-- Your instructions --
Send back all the data below, exactly as given.

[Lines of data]
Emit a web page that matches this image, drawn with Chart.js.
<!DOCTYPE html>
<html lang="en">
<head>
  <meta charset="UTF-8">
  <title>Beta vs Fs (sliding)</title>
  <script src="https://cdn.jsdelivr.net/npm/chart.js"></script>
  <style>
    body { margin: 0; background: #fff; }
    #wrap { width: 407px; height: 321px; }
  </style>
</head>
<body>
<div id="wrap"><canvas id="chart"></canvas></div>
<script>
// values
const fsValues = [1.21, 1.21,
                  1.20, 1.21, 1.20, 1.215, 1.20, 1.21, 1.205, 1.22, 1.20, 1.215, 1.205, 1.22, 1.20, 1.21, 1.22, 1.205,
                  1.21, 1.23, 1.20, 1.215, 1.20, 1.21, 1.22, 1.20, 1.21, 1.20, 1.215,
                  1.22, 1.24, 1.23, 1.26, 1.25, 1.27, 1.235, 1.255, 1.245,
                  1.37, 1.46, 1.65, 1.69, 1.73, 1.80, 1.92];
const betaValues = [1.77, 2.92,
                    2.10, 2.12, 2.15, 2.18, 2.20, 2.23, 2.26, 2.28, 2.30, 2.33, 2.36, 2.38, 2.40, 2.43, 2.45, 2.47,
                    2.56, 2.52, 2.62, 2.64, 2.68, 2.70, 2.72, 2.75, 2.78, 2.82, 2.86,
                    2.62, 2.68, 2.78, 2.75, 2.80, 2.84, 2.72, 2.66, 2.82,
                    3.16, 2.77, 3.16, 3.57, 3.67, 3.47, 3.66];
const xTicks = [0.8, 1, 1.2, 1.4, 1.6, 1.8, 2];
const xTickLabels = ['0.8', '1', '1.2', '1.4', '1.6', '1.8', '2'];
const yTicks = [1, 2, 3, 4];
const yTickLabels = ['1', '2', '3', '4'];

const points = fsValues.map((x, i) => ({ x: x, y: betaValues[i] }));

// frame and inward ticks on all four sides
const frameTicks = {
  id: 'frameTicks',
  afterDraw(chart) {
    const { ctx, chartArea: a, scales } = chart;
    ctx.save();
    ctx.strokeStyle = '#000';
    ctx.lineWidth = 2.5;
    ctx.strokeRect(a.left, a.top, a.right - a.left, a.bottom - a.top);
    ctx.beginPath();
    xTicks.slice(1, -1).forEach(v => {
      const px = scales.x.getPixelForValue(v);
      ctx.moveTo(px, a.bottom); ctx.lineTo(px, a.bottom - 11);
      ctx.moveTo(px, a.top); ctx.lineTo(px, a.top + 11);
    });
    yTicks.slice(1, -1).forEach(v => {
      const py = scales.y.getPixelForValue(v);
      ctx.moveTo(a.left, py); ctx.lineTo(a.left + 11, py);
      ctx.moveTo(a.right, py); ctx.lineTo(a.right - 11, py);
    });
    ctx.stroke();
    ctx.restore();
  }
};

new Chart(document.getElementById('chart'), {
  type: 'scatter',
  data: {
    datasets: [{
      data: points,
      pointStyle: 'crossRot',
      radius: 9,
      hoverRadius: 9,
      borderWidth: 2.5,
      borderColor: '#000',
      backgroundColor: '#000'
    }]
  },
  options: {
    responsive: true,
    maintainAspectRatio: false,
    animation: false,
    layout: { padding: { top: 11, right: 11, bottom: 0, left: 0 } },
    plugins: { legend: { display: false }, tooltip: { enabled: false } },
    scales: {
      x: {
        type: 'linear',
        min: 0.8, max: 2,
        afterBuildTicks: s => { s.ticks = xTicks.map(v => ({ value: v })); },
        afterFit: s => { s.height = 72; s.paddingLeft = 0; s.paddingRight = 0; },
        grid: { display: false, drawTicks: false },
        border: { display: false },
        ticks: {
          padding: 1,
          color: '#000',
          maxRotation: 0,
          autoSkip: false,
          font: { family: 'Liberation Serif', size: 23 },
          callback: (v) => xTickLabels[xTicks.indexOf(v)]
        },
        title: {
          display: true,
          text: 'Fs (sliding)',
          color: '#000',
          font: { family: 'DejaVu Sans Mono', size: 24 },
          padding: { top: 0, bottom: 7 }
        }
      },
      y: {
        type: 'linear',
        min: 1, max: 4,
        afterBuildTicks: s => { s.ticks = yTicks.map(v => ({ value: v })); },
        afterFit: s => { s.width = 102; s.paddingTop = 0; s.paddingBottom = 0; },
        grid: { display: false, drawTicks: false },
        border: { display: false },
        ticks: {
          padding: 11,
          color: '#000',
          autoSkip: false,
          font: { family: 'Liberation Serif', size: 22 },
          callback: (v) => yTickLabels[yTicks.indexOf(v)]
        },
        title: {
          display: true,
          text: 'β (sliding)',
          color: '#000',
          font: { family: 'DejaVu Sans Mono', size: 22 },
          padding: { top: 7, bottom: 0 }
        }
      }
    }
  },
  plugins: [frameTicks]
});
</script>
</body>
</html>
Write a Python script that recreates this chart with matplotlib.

-- Problem solution --
Emit a web page that matches this image, drawn with Chart.js.
<!DOCTYPE html>
<html lang="en">
<head>
  <meta charset="UTF-8">
  <title>Beta vs Fs (sliding)</title>
  <script src="https://cdn.jsdelivr.net/npm/chart.js"></script>
  <style>
    body { margin: 0; background: #fff; }
    #wrap { width: 407px; height: 321px; }
  </style>
</head>
<body>
<div id="wrap"><canvas id="chart"></canvas></div>
<script>
// values
const fsValues = [1.21, 1.21,
                  1.20, 1.21, 1.20, 1.215, 1.20, 1.21, 1.205, 1.22, 1.20, 1.215, 1.205, 1.22, 1.20, 1.21, 1.22, 1.205,
                  1.21, 1.23, 1.20, 1.215, 1.20, 1.21, 1.22, 1.20, 1.21, 1.20, 1.215,
                  1.22, 1.24, 1.23, 1.26, 1.25, 1.27, 1.235, 1.255, 1.245,
                  1.37, 1.46, 1.65, 1.69, 1.73, 1.80, 1.92];
const betaValues = [1.77, 2.92,
                    2.10, 2.12, 2.15, 2.18, 2.20, 2.23, 2.26, 2.28, 2.30, 2.33, 2.36, 2.38, 2.40, 2.43, 2.45, 2.47,
                    2.56, 2.52, 2.62, 2.64, 2.68, 2.70, 2.72, 2.75, 2.78, 2.82, 2.86,
                    2.62, 2.68, 2.78, 2.75, 2.80, 2.84, 2.72, 2.66, 2.82,
                    3.16, 2.77, 3.16, 3.57, 3.67, 3.47, 3.66];
const xTicks = [0.8, 1, 1.2, 1.4, 1.6, 1.8, 2];
const xTickLabels = ['0.8', '1', '1.2', '1.4', '1.6', '1.8', '2'];
const yTicks = [1, 2, 3, 4];
const yTickLabels = ['1', '2', '3', '4'];

const points = fsValues.map((x, i) => ({ x: x, y: betaValues[i] }));

// frame and inward ticks on all four sides
const frameTicks = {
  id: 'frameTicks',
  afterDraw(chart) {
    const { ctx, chartArea: a, scales } = chart;
    ctx.save();
    ctx.strokeStyle = '#000';
    ctx.lineWidth = 2.5;
    ctx.strokeRect(a.left, a.top, a.right - a.left, a.bottom - a.top);
    ctx.beginPath();
    xTicks.slice(1, -1).forEach(v => {
      const px = scales.x.getPixelForValue(v);
      ctx.moveTo(px, a.bottom); ctx.lineTo(px, a.bottom - 11);
      ctx.moveTo(px, a.top); ctx.lineTo(px, a.top + 11);
    });
    yTicks.slice(1, -1).forEach(v => {
      const py = scales.y.getPixelForValue(v);
      ctx.moveTo(a.left, py); ctx.lineTo(a.left + 11, py);
      ctx.moveTo(a.right, py); ctx.lineTo(a.right - 11, py);
    });
    ctx.stroke();
    ctx.restore();
  }
};

new Chart(document.getElementById('chart'), {
  type: 'scatter',
  data: {
    datasets: [{
      data: points,
      pointStyle: 'crossRot',
      radius: 9,
      hoverRadius: 9,
      borderWidth: 2.5,
      borderColor: '#000',
      backgroundColor: '#000'
    }]
  },
  options: {
    responsive: true,
    maintainAspectRatio: false,
    animation: false,
    layout: { padding: { top: 11, right: 11, bottom: 0, left: 0 } },
    plugins: { legend: { display: false }, tooltip: { enabled: false } },
    scales: {
      x: {
        type: 'linear',
        min: 0.8, max: 2,
        afterBuildTicks: s => { s.ticks = xTicks.map(v => ({ value: v })); },
        afterFit: s => { s.height = 72; s.paddingLeft = 0; s.paddingRight = 0; },
        grid: { display: false, drawTicks: false },
        border: { display: false },
        ticks: {
          padding: 1,
          color: '#000',
          maxRotation: 0,
          autoSkip: false,
          font: { family: 'Liberation Serif', size: 23 },
          callback: (v) => xTickLabels[xTicks.indexOf(v)]
        },
        title: {
          display: true,
          text: 'Fs (sliding)',
          color: '#000',
          font: { family: 'DejaVu Sans Mono', size: 24 },
          padding: { top: 0, bottom: 7 }
        }
      },
      y: {
        type: 'linear',
        min: 1, max: 4,
        afterBuildTicks: s => { s.ticks = yTicks.map(v => ({ value: v })); },
        afterFit: s => { s.width = 102; s.paddingTop = 0; s.paddingBottom = 0; },
        grid: { display: false, drawTicks: false },
        border: { display: false },
        ticks: {
          padding: 11,
          color: '#000',
          autoSkip: false,
          font: { family: 'Liberation Serif', size: 22 },
          callback: (v) => yTickLabels[yTicks.indexOf(v)]
        },
        title: {
          display: true,
          text: 'β (sliding)',
          color: '#000',
          font: { family: 'DejaVu Sans Mono', size: 22 },
          padding: { top: 7, bottom: 0 }
        }
      }
    }
  },
  plugins: [frameTicks]
});
</script>
</body>
</html>
Write a Python script that recreates this chart with matplotlib.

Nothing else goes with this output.